It’s five years now since the publication of Pope Benedict XVI’s encyclical, Caritas in Veritate. The document is dated June 29, 2009 (though it was made public over a week after that). Though we didn’t know it at the time, of course, it proved to be Benedict’s final encyclical letter to the Church.
Here’s an interesting way of looking at this document: it is probably the most significant and lasting contribution to the doctrinal heritage of the Catholic Church to come of Benedict’s pontificate. Considering Benedict(/Ratzinger)’s place in 20th century ecclesial history, that’s saying a lot.
Consider: Benedict published three encyclicals. The previous two – on the virtues of love and hope – are rich, profound, and well worth prayerful reading by all of us. I read ’em both from beginning to end within days of their publication, and gained much from the effort. So nothing I say here is intended to denigrate them.

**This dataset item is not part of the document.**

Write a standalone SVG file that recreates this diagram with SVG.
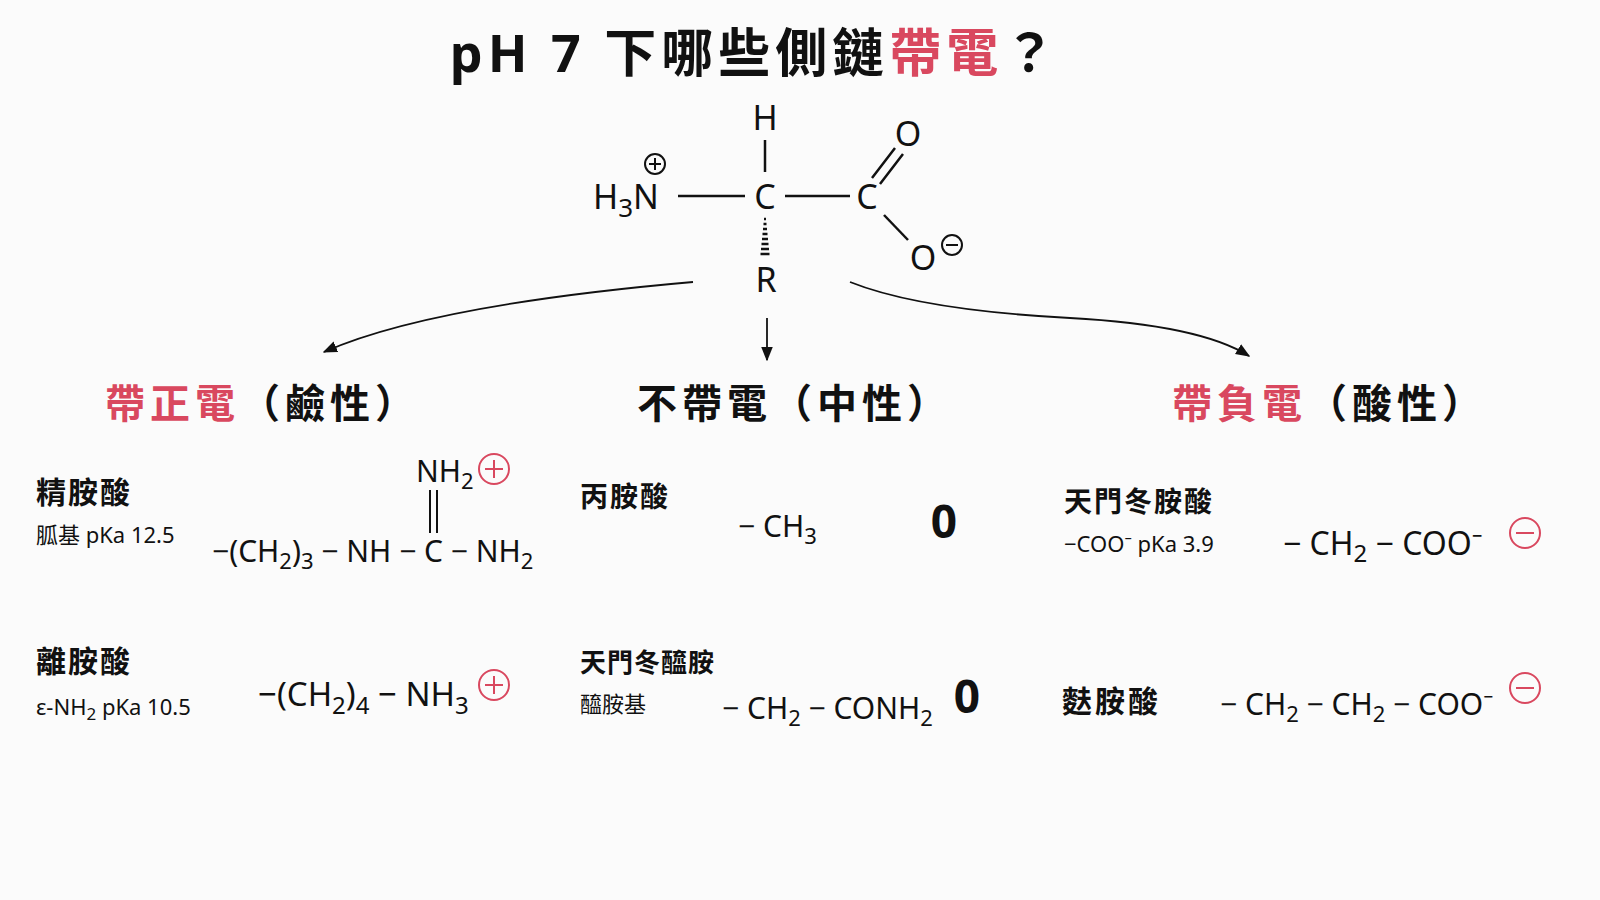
<svg xmlns="http://www.w3.org/2000/svg" width="1600" height="900" viewBox="0 0 1600 900">
<defs>
<style>
text{font-family:"Noto Sans","Noto Sans CJK TC",sans-serif;fill:#111}
.b{font-weight:700}
.red{fill:#d9485f}
.f{font-size:30px}
.s{font-size:22px}
.h{font-size:40px;font-weight:700;letter-spacing:5px}
.ln{stroke:#111;stroke-width:2.5;fill:none}
.chg{stroke:#d9485f;stroke-width:2;fill:none}
.con{stroke:#111;stroke-width:1.8;fill:none}
</style>
<marker id="ah" viewBox="0 0 10 10" refX="9" refY="5" markerWidth="8" markerHeight="8" orient="auto"><path d="M0,1 L10,5 L0,9 Z" fill="#111"/></marker>
<g id="plus"><circle r="15" class="chg"/><path d="M-9,0H9M0,-9V9" class="chg"/></g>
<g id="minus"><circle r="15" class="chg"/><path d="M-9,0H9" class="chg"/></g>
</defs>
<rect width="1600" height="900" fill="#fbfbfb"/>
<g id="title"><text x="755" y="72" text-anchor="middle" class="b" font-size="52" letter-spacing="5">pH 7 下哪些側鏈<tspan class="red">帶電</tspan>？</text></g>
<g id="aminoacid" font-size="34">
<text x="765" y="130" text-anchor="middle" font-size="34">H</text>
<path d="M765,140V172" class="ln"/>
<text x="593" y="209" font-size="34">H<tspan font-size="26" dy="8">3</tspan><tspan dy="-8">N</tspan></text>
<circle cx="655" cy="164" r="10" stroke="#111" stroke-width="2" fill="none"/><path d="M649,164H661M655,158V170" stroke="#111" stroke-width="2"/>
<path d="M678,196H745" class="ln"/>
<text x="765" y="209" text-anchor="middle" font-size="34">C</text>
<path d="M785,196H850" class="ln"/>
<text x="867" y="209" text-anchor="middle" font-size="34">C</text>
<path d="M872,178L895,148M880,184L903,154" class="ln"/>
<text x="908" y="146" text-anchor="middle" font-size="34">O</text>
<path d="M884,215L908,240" class="ln"/>
<text x="923" y="270" text-anchor="middle" font-size="34">O</text>
<circle cx="952" cy="245" r="10" stroke="#111" stroke-width="2" fill="none"/><path d="M946,245H958" stroke="#111" stroke-width="2"/>
<path d="M764,219h2M763.5,224h3M763,229h4M762.5,234h5M762,239h6M761.5,244h7M761,249h8M760.5,254h9" stroke="#111" stroke-width="2.5"/>
<text x="766" y="292" text-anchor="middle" font-size="34">R</text>
</g>
<g id="connectors">
<path d="M693,282Q430,305 324,352" class="con" marker-end="url(#ah)"/>
<path d="M767,318V360" class="con" marker-end="url(#ah)"/>
<path d="M850,282Q920,310 1070,318Q1200,325 1249,356" class="con" marker-end="url(#ah)"/>
</g>
<g id="h-pos"><text x="105" y="418" class="h"><tspan class="red">帶正電</tspan>（鹼性）</text></g>
<g id="h-neu"><text x="637" y="418" class="h">不帶電（中性）</text></g>
<g id="h-neg"><text x="1172" y="418" class="h"><tspan class="red">帶負電</tspan>（酸性）</text></g>
<g id="arg">
<text x="36" y="503" class="b" font-size="30" letter-spacing="2">精胺酸</text>
<text x="36" y="543" class="s">胍基 pKa 12.5</text>
<text x="212" y="562" class="f">−(CH<tspan font-size="22" dy="7">2</tspan><tspan dy="-7">)</tspan><tspan font-size="22" dy="7">3</tspan><tspan dy="-7"> − NH − C − NH</tspan><tspan font-size="22" dy="7">2</tspan></text>
<text x="416" y="482" class="f">NH<tspan font-size="22" dy="7">2</tspan></text>
<path d="M430,490V533M437,490V533" stroke="#111" stroke-width="2"/>
<use href="#plus" x="494" y="469"/>
</g>
<g id="lys">
<text x="36" y="672" class="b" font-size="30" letter-spacing="2">離胺酸</text>
<text x="36" y="715" class="s">ε-NH<tspan font-size="17" dy="5">2</tspan><tspan dy="-5"> pKa 10.5</tspan></text>
<text x="258" y="706" font-size="33">−(CH<tspan font-size="24" dy="8">2</tspan><tspan dy="-8">)</tspan><tspan font-size="24" dy="8">4</tspan><tspan dy="-8"> − NH</tspan><tspan font-size="24" dy="8">3</tspan></text>
<use href="#plus" x="494" y="685"/>
</g>
<g id="ala">
<text x="580" y="507" class="b" font-size="28" letter-spacing="2">丙胺酸</text>
<text x="738" y="537" class="f">− CH<tspan font-size="22" dy="7">3</tspan></text>
<text x="944" y="538" text-anchor="middle" class="b" font-size="46">0</text>
</g>
<g id="asn">
<text x="580" y="672" class="b" font-size="26" letter-spacing="1">天門冬醯胺</text>
<text x="580" y="712" class="s">醯胺基</text>
<text x="722" y="719" class="f">− CH<tspan font-size="22" dy="7">2</tspan><tspan dy="-7"> − CONH</tspan><tspan font-size="22" dy="7">2</tspan></text>
<text x="967" y="713" text-anchor="middle" class="b" font-size="46">0</text>
</g>
<g id="asp">
<text x="1064" y="512" class="b" font-size="28" letter-spacing="2">天門冬胺酸</text>
<text x="1064" y="552" class="s">−COO⁻ pKa 3.9</text>
<text x="1283" y="555" font-size="32">− CH<tspan font-size="24" dy="7">2</tspan><tspan dy="-7"> − COO⁻</tspan></text>
<use href="#minus" x="1525" y="533"/>
</g>
<g id="glu">
<text x="1062" y="712" class="b" font-size="30" letter-spacing="3">麩胺酸</text>
<text x="1220" y="715" class="f">− CH<tspan font-size="22" dy="7">2</tspan><tspan dy="-7"> − CH</tspan><tspan font-size="22" dy="7">2</tspan><tspan dy="-7"> − COO⁻</tspan></text>
<use href="#minus" x="1525" y="688"/>
</g>
</svg>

But neither of them offers much that is original or doctrinally consequential. They have a more meditative and devotional character to them than a doctrinal one (though there are doctrinal elements, too, to be sure). And so they are (we might even say unfortunately) unlikely to have much lasting impact. Because of this – though for several positive reasons, too, which we’ll consider in the coming days – the most lasting and consequential encyclical from Benedict, is Caritas in Veritate. It’s the one that will still be referred to a century and more from now.
There is, to be sure, probably one other among Benedict’s documents (though it’s not an encyclical) that has been, from where we now stand, more consequential, and that is, of course, Summorum Pontificum. With it, Benedict made the liturgy as it was celebrated prior to the Vatican II reforms widely available to the Catholic faithful, and some communities have taken advantage of this option. It has certainly impacted ecclesial life to some degree. But it’s my opinion that this impact will be short-lived. It was an unfortunate move on Benedict’s part — Andrea Grillo’s Beyond Pius V, which I translated from its original Italian, makes a good case for this — and I think it will, over time, either be rescinded by another pope or, more likely, quietly dismissed and forgotten. If this is the case – and of course, I could be completely wrong here – that will leave Caritas in Veritate as the most important, lasting, and (hopefully) consequential document of Benedict’s pontificate.
Let’s use the anniversary to have another look. I’ll do that in a series of short posts, offering a few points worth pondering, over the coming days.